How many lines in this material include the string "document"? Answer with the number and nothing further.

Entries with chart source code
━━━━━━━━

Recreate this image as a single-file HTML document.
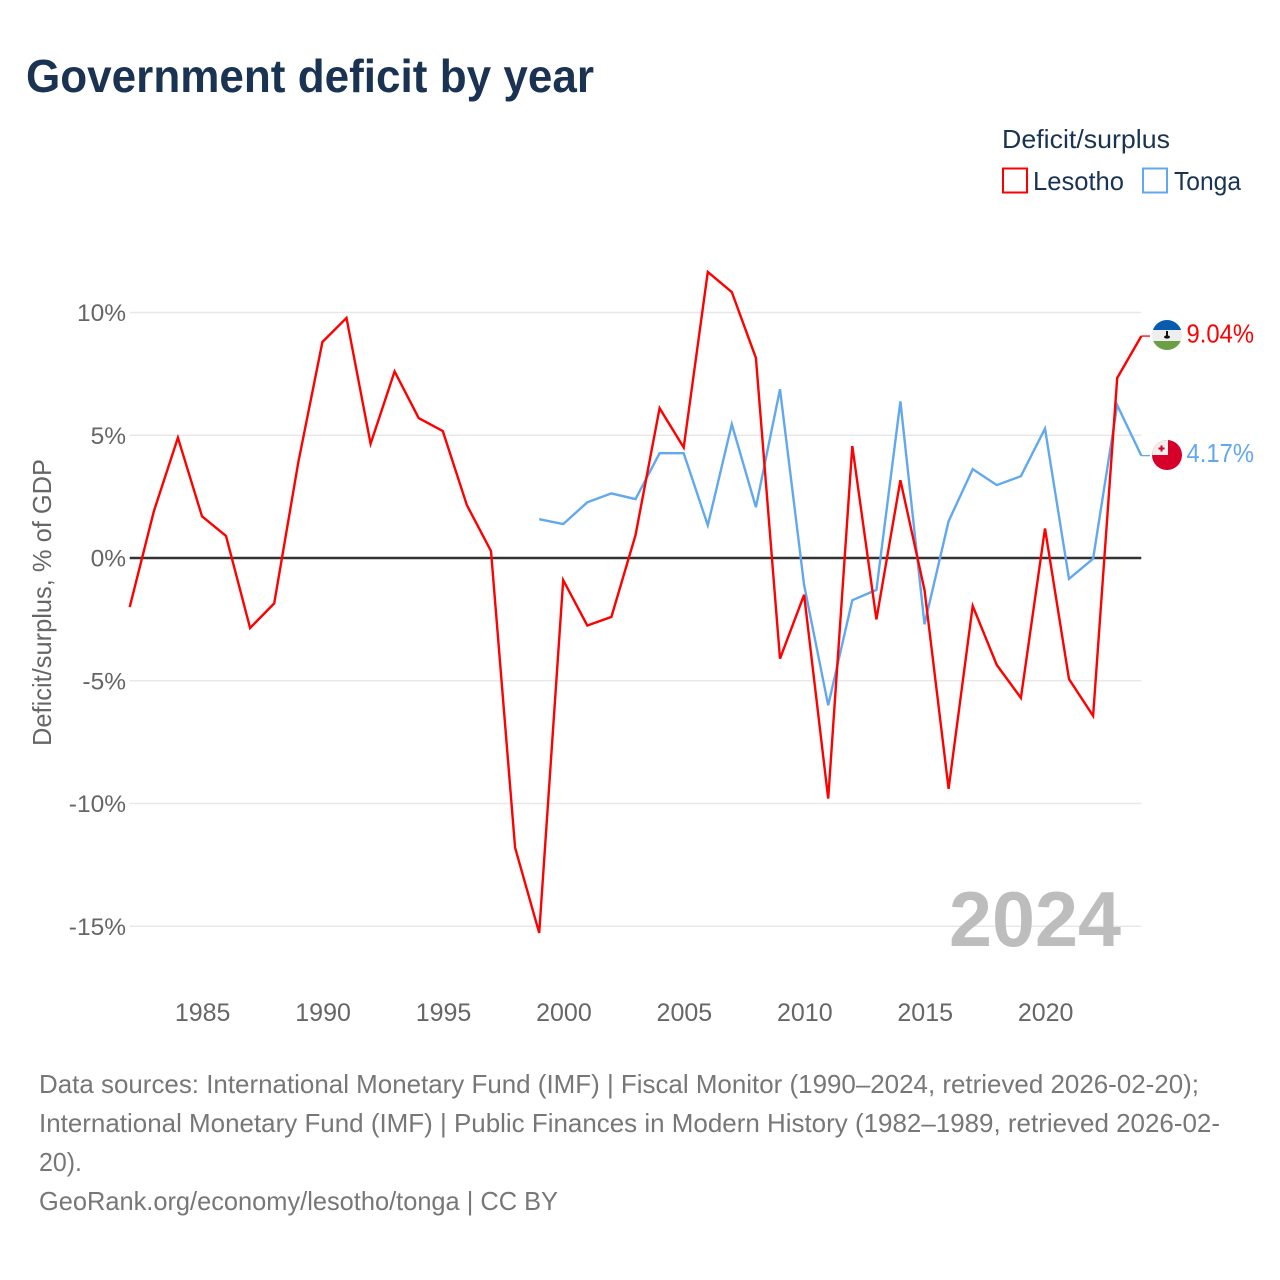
<!DOCTYPE html>
<html lang="en">
<head>
<meta charset="utf-8">
<title>Government deficit by year</title>
<style>
html,body{margin:0;padding:0;background:#fff;}
svg{display:block;font-family:"Liberation Sans",sans-serif;}
</style>
</head>
<body>
<svg id="chart" width="1280" height="1280" viewBox="0 0 1280 1280" xmlns="http://www.w3.org/2000/svg">
  <rect x="0" y="0" width="1280" height="1280" fill="#ffffff"/>
  <text x="26" y="92" font-size="46" font-weight="700" fill="#1a3352" textLength="568" lengthAdjust="spacingAndGlyphs">Government deficit by year</text>

  <text x="1002" y="148" font-size="26" fill="#1a3352" textLength="168" lengthAdjust="spacingAndGlyphs">Deficit/surplus</text>
  <rect x="1003" y="168.5" width="24" height="24" fill="none" stroke="#ff0000" stroke-width="2"/>
  <text x="1033" y="190" font-size="26" fill="#1a3352" textLength="91" lengthAdjust="spacingAndGlyphs">Lesotho</text>
  <rect x="1143" y="168.5" width="24" height="24" fill="none" stroke="#62a8ee" stroke-width="2"/>
  <text x="1174" y="190" font-size="26" fill="#1a3352" textLength="67" lengthAdjust="spacingAndGlyphs">Tonga</text>

  <text transform="translate(51,746) rotate(-90)" font-size="26" fill="#666666" textLength="287" lengthAdjust="spacingAndGlyphs">Deficit/surplus, % of GDP</text>

  <g id="grid"></g>
  <g id="y-ticks"></g>
  <g id="x-ticks"></g>

  <text x="949" y="946" font-size="78" font-weight="700" fill="#bdbdbd" textLength="172" lengthAdjust="spacingAndGlyphs">2024</text>

  <g id="series"></g>

  <defs>
    <clipPath id="clip-ls"><circle cx="1167" cy="335" r="15"/></clipPath>
    <clipPath id="clip-to"><circle cx="1167" cy="455" r="15"/></clipPath>
  </defs>
  <g id="flag-lesotho" clip-path="url(#clip-ls)">
    <rect x="1152" y="320" width="30" height="30" fill="#eeeeee"/>
    <rect x="1152" y="320" width="30" height="10" fill="#0a5bb0"/>
    <rect x="1152" y="341" width="30" height="9" fill="#6a9f45"/>
    <rect x="1166" y="331" width="2" height="5" fill="#111111"/>
    <ellipse cx="1167" cy="337" rx="3" ry="1.6" fill="#111111"/>
  </g>
  <g id="flag-tonga" clip-path="url(#clip-to)">
    <rect x="1152" y="440" width="30" height="30" fill="#d6002a"/>
    <rect x="1152" y="440" width="16" height="15" fill="#eeeeee"/>
    <rect x="1158.5" y="447.5" width="6" height="2" fill="#d6002a"/>
    <rect x="1160.5" y="445.5" width="2" height="6" fill="#d6002a"/>
  </g>

  <g font-size="26" fill="#777777">
    <text x="39" y="1093" textLength="1160" lengthAdjust="spacingAndGlyphs">Data sources: International Monetary Fund (IMF) | Fiscal Monitor (1990–2024, retrieved 2026-02-20);</text>
    <text x="39" y="1132" textLength="1181" lengthAdjust="spacingAndGlyphs">International Monetary Fund (IMF) | Public Finances in Modern History (1982–1989, retrieved 2026-02-</text>
    <text x="39" y="1171" textLength="43" lengthAdjust="spacingAndGlyphs">20).</text>
    <text x="39" y="1210" textLength="519" lengthAdjust="spacingAndGlyphs">GeoRank.org/economy/lesotho/tonga | CC BY</text>
  </g>
</svg>
<script>
const lesothoYears = [1982,1983,1984,1985,1986,1987,1988,1989,1990,1991,1992,1993,1994,1995,1996,1997,1998,1999,2000,2001,2002,2003,2004,2005,2006,2007,2008,2009,2010,2011,2012,2013,2014,2015,2016,2017,2018,2019,2020,2021,2022,2023,2024];
const lesothoValues = [-2.0,1.9,4.9,1.7,0.9,-2.85,-1.85,3.9,8.8,9.78,4.65,7.6,5.7,5.17,2.15,0.28,-11.8,-15.27,-0.9,-2.75,-2.4,0.93,6.1,4.5,11.65,10.83,8.15,-4.1,-1.5,-9.8,4.56,-2.5,3.17,-1.3,-9.4,-1.95,-4.36,-5.7,1.2,-4.93,-6.43,7.33,9.04];
const tongaYears = [1999,2000,2001,2002,2003,2004,2005,2006,2007,2008,2009,2010,2011,2012,2013,2014,2015,2016,2017,2018,2019,2020,2021,2022,2023,2024];
const tongaValues = [1.58,1.38,2.27,2.63,2.4,4.27,4.27,1.33,5.45,2.07,6.87,-1.1,-6.0,-1.72,-1.3,6.38,-2.7,1.5,3.62,2.97,3.33,5.27,-0.85,-0.03,6.23,4.17];
const yTickValues = [10,5,0,-5,-10,-15];
const xTickYears = [1985,1990,1995,2000,2005,2010,2015,2020];

const NS = 'http://www.w3.org/2000/svg';
const xMin = 1982, xMax = 2024, xLeft = 129.7, xRight = 1141.3;
const yZero = 558, yPerUnit = 24.55;
function xScale(year){ return xLeft + (year - xMin) * (xRight - xLeft) / (xMax - xMin); }
function yScale(value){ return yZero - value * yPerUnit; }
function make(tag, attrs, text){
  const el = document.createElementNS(NS, tag);
  for (const k in attrs) el.setAttribute(k, attrs[k]);
  if (text !== undefined) el.textContent = text;
  return el;
}
const grid = document.getElementById('grid');
const yTicks = document.getElementById('y-ticks');
const xTicks = document.getElementById('x-ticks');
const series = document.getElementById('series');

yTickValues.forEach(function(v){
  if (v === 0) return;
  const line = make('line', {x1:xLeft, x2:xRight, y1:yScale(v), y2:yScale(v), stroke:'#e8e8e8', 'stroke-width':1.5});
  
  
  grid.appendChild(line);
});
const zeroLine = make('line', {x1:xLeft, x2:xRight, y1:yScale(0), y2:yScale(0), stroke:'#333333', 'stroke-width':2.5});


grid.appendChild(zeroLine);

yTickValues.forEach(function(v){
  const t = make('text', {x:126, y:yScale(v)+8.5, 'text-anchor':'end', 'font-size':24.5, fill:'#666666'}, v + '%');
  
  
  yTicks.appendChild(t);
});
xTickYears.forEach(function(y){
  const t = make('text', {x:xScale(y)+0.7, y:1021, 'text-anchor':'middle', 'font-size':25, fill:'#666666'}, String(y));
  
  
  xTicks.appendChild(t);
});

function drawSeries(years, values, color, seriesName){
  const pts = years.map(function(y, i){ return xScale(y).toFixed(1) + ',' + yScale(values[i]).toFixed(1); });
  const lastY = yScale(values[values.length - 1]);
  const line = make('polyline', {points:pts.join(' '), fill:'none', stroke:color, 'stroke-width':2.4, 'stroke-linejoin':'miter'});
  
  
  series.appendChild(line);
  const stub = make('line', {x1:xRight, x2:1150, y1:lastY, y2:lastY, stroke:color, 'stroke-width':1.3});
  
  
  series.appendChild(stub);
  const label = make('text', {x:1186.5, y:lastY+6.5, 'font-size':26, fill:color, textLength:67.5, lengthAdjust:'spacingAndGlyphs'}, values[values.length - 1].toFixed(2) + '%');
  
  
  series.appendChild(label);
}
drawSeries(tongaYears, tongaValues, '#62a8ee', 'tonga');
drawSeries(lesothoYears, lesothoValues, '#ff0000', 'lesotho');
</script>
</body>
</html>
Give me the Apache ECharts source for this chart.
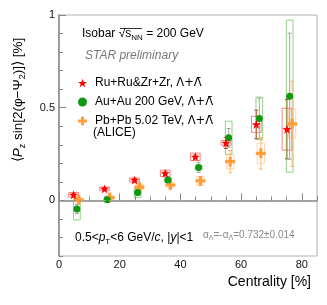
<!DOCTYPE html>
<html><head><meta charset="utf-8">
<script src="https://cdn.jsdelivr.net/npm/echarts@6/dist/echarts.min.js"></script>
<style>html,body{margin:0;padding:0;background:#fff}#c{width:327px;height:305px}</style>
</head><body><div id="c"></div>
<script>
// ---- data ----
const ruCent = [4.8, 15.0, 24.9, 35.0, 44.9, 55.0, 65.0, 75.1];
const ruVal  = [0.030, 0.062, 0.110, 0.146, 0.235, 0.310, 0.410, 0.384];
const ruStat = [0.008, 0.007, 0.008, 0.008, 0.010, 0.030, 0.077, 0.160];
const ruSys  = [0.012, 0.010, 0.011, 0.017, 0.020, 0.012, 0.043, 0.113];

const auCent = [5.9, 15.9, 25.9, 35.9, 46.0, 55.9, 66.0, 76.0];
const auVal  = [-0.047, 0.003, 0.042, 0.110, 0.178, 0.338, 0.442, 0.562];
const auStat = [0.025, 0.010, 0.015, 0.015, 0.027, 0.050, 0.110, 0.340];
const auSys  = [0.058, 0.008, 0.026, 0.012, 0.012, 0.089, 0.115, 0.410];

const pbCent = [6.5, 16.7, 26.5, 36.7, 46.6, 56.4, 66.5, 76.8];
const pbVal  = [0.003, 0.015, 0.071, 0.083, 0.105, 0.209, 0.254, 0.413];
const pbStat = [0.010, 0.010, 0.012, 0.012, 0.015, 0.060, 0.085, 0.230];
const pbSys  = [0.010, 0.010, 0.015, 0.012, 0.024, 0.038, 0.054, 0.078];

const xLabels = [0, 20, 40, 60, 80];
const xMinor = [0,5,10,15,20,25,30,35,40,45,50,55,60,65,70,75,80,85];
const yLabels = [0, 0.5, 1];
const yMinor = [-0.3,-0.2,-0.1,0,0.1,0.2,0.3,0.4,0.5,0.6,0.7,0.8,0.9,1.0];

const nameRu = 'Ru+Ru&Zr+Zr, Λ+Λ̄';
const nameAu = 'Au+Au 200 GeV, Λ+Λ̄';
const namePb = 'Pb+Pb 5.02 TeV, Λ+Λ̄';

const STAR = 'path://M0,-10L2.35,-3.24L9.51,-3.09L3.8,1.24L5.88,8.09L0,4L-5.88,8.09L-3.8,1.24L-9.51,-3.09L-2.35,-3.24Z';
const CROSS = 'path://M-1.6,-5L1.6,-5L1.6,-1.6L5,-1.6L5,1.6L1.6,1.6L1.6,5L-1.6,5L-1.6,1.6L-5,1.6L-5,-1.6L-1.6,-1.6Z';

function pts(c, v, s, y) { return c.map((x, i) => [x, v[i], s[i], y[i]]); }

function errSeries(name, data, hw, boxColor, statColor) {
  return {
    type: 'custom', name: name, z: 2, clip: true,
    data: data,
    encode: { x: 0, y: 1 },
    renderItem: function (params, api) {
      const x = api.value(0), y = api.value(1), st = api.value(2), sy = api.value(3);
      const p1 = api.coord([x - hw, y + sy]);
      const p2 = api.coord([x + hw, y - sy]);
      const t = api.coord([x, y + st]);
      const b = api.coord([x, y - st]);
      const cap = 2;
      return {
        type: 'group', children: [
          { type: 'rect', shape: { x: p1[0], y: p1[1], width: p2[0] - p1[0], height: p2[1] - p1[1] },
            style: { fill: 'none', stroke: boxColor, lineWidth: 1 } },
          { type: 'line', shape: { x1: t[0], y1: t[1], x2: b[0], y2: b[1] }, style: { stroke: statColor, lineWidth: 1 } },
          { type: 'line', shape: { x1: t[0] - cap, y1: t[1], x2: t[0] + cap, y2: t[1] }, style: { stroke: statColor, lineWidth: 1 } },
          { type: 'line', shape: { x1: b[0] - cap, y1: b[1], x2: b[0] + cap, y2: b[1] }, style: { stroke: statColor, lineWidth: 1 } }
        ]
      };
    }
  };
}

const chart = echarts.init(document.getElementById('c'), null, { renderer: 'canvas' });
const FONT = 'Liberation Sans, Arial, sans-serif';
const DJ = 'DejaVu Sans';
const axisCommon = { min: 0, max: 85, type: 'value', position: 'bottom', splitLine: { show: false } };
const yCommon = { min: -0.3, max: 1.0, type: 'value', position: 'left', splitLine: { show: false } };

chart.setOption({
  animation: false,
  textStyle: { fontFamily: FONT },
  grid: { left: 59, right: 10, top: 15, bottom: 49, show: true, borderColor: '#b0b0b0', borderWidth: 1, backgroundColor: 'transparent' },
  xAxis: [
    Object.assign({}, axisCommon, {
      axisLine: { show: true, lineStyle: { color: '#888', width: 1.5 } },
      axisTick: { show: true, inside: true, length: 7, customValues: xLabels, lineStyle: { color: '#888' } },
      axisLabel: { show: true, customValues: xLabels, color: '#111', fontSize: 11, margin: 3, fontFamily: FONT }
    }),
    Object.assign({}, axisCommon, {
      axisLine: { show: false },
      axisTick: { show: true, inside: true, length: 4, customValues: xMinor, lineStyle: { color: '#888' } },
      axisLabel: { show: false }
    })
  ],
  yAxis: [
    Object.assign({}, yCommon, {
      axisLine: { show: true, lineStyle: { color: '#888', width: 1.5 } },
      axisTick: { show: true, inside: true, length: 7, customValues: yLabels, lineStyle: { color: '#888' } },
      axisLabel: { show: true, customValues: yLabels, color: '#111', fontSize: 11, margin: 4, fontFamily: FONT }
    }),
    Object.assign({}, yCommon, {
      axisLine: { show: false },
      axisTick: { show: true, inside: true, length: 4, customValues: yMinor, lineStyle: { color: '#888' } },
      axisLabel: { show: false }
    })
  ],
  legend: {
    orient: 'vertical', left: 73, top: 71, itemWidth: 9, itemHeight: 9, itemGap: 5,
    formatter: function (n) { return n.replace('Λ+Λ̄', '{g|Λ+Λ̄}'); },
    textStyle: { fontSize: 12, color: '#000', fontFamily: FONT, lineHeight: 14, padding: [0, 0, 0, 3],
      rich: { g: { fontFamily: DJ, fontSize: 11.5, lineHeight: 14, color: '#000' } } },
    data: [
      { name: nameRu, icon: STAR, itemStyle: { color: '#ff0000' } },
      { name: nameAu, icon: 'circle', itemStyle: { color: '#109910' } },
      { name: namePb, icon: CROSS, itemStyle: { color: '#ff9a33' } }
    ]
  },
  series: [
    errSeries('ruErr', pts(ruCent, ruVal, ruStat, ruSys), 1.6, 'rgba(255,60,60,0.65)', '#d8402a'),
    errSeries('auErr', pts(auCent, auVal, auStat, auSys), 1.1, 'rgba(60,170,40,0.55)', '#9aaa9a'),
    errSeries('pbErr', pts(pbCent, pbVal, pbStat, pbSys), 1.2, 'rgba(255,160,80,0.45)', 'rgba(255,170,90,0.8)'),
    {
      type: 'scatter', name: nameRu, z: 5, symbol: STAR, symbolSize: 9,
      itemStyle: { color: '#ff0000', opacity: 1 },
      data: ruCent.map((x, i) => [x, ruVal[i]]),
      markLine: {
        silent: true, symbol: 'none', label: { show: false },
        lineStyle: { color: '#999', type: [2, 3], width: 1 },
        data: [{ yAxis: 0 }]
      }
    },
    {
      type: 'scatter', name: nameAu, z: 4, symbol: 'circle', symbolSize: 7,
      itemStyle: { color: '#109910', opacity: 1 },
      data: auCent.map((x, i) => [x, auVal[i]])
    },
    {
      type: 'scatter', name: namePb, z: 3, symbol: CROSS, symbolSize: 10,
      itemStyle: { color: '#ff9a33', opacity: 0.95 },
      data: pbCent.map((x, i) => [x, pbVal[i]])
    }
  ],
  graphic: [
    { type: 'text', left: 82, top: 26, style: {
        text: 'Isobar {r|√}s{sub|NN} = 200 GeV', fill: '#000', font: '12px ' + FONT,
        rich: { r: { fontSize: 12, fontFamily: FONT, lineHeight: 16, verticalAlign: 'middle' },
                sub: { fontSize: 8, fontFamily: FONT, lineHeight: 8, verticalAlign: 'bottom' } },
        lineHeight: 16 } },
    { type: 'line', shape: { x1: 120, y1: 28.5, x2: 142, y2: 28.5 }, style: { stroke: '#000', lineWidth: 0.8 } },
    { type: 'text', left: 85, top: 50, style: {
        text: 'STAR preliminary', fill: '#777', font: 'italic 12px ' + FONT } },
    { type: 'text', left: 93, top: 127, style: {
        text: '(ALICE)', fill: '#000', font: '12px ' + FONT } },
    { type: 'text', left: 75, top: 230, style: {
        text: '0.5<{i|p}{sub|T}<6 GeV/{i|c}, |{i|y}|<1', fill: '#000', font: '12px ' + FONT, lineHeight: 16,
        rich: { i: { fontStyle: 'italic', fontSize: 12, fontFamily: FONT, lineHeight: 16, verticalAlign: 'middle' },
                sub: { fontSize: 8, fontFamily: FONT, lineHeight: 8, verticalAlign: 'bottom' } } } },
    { type: 'text', left: 203, top: 228, style: {
        text: 'α{sub|Λ}=-α{sb|Λ̄}=0.732±0.014', fill: '#888', font: '10px ' + FONT, lineHeight: 14,
        rich: { sub: { fontSize: 7, fontFamily: FONT, lineHeight: 7, verticalAlign: 'bottom', fill: '#888' },
                sb: { fontSize: 7, fontFamily: DJ, lineHeight: 7, verticalAlign: 'bottom', fill: '#888' } } } },
    { type: 'text', right: 16, top: 275, style: {
        text: 'Centrality [%]', fill: '#000', font: '14px ' + FONT } },
    { type: 'text', x: 18, y: 100, rotation: Math.PI / 2, style: {
        text: '⟨{i|P}{sub|z} sin[2(φ−Ψ{sub|2})]⟩ [%]', fill: '#000', font: '13.5px ' + FONT,
        align: 'center', verticalAlign: 'middle', lineHeight: 18,
        rich: { i: { fontStyle: 'italic', fontSize: 13.5, fontFamily: FONT, lineHeight: 18, verticalAlign: 'middle' },
                sub: { fontSize: 9, fontFamily: FONT, lineHeight: 9, verticalAlign: 'bottom' } } } }
  ]
});
</script>
</body></html>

━━━━━━━━

* [Expected output]
7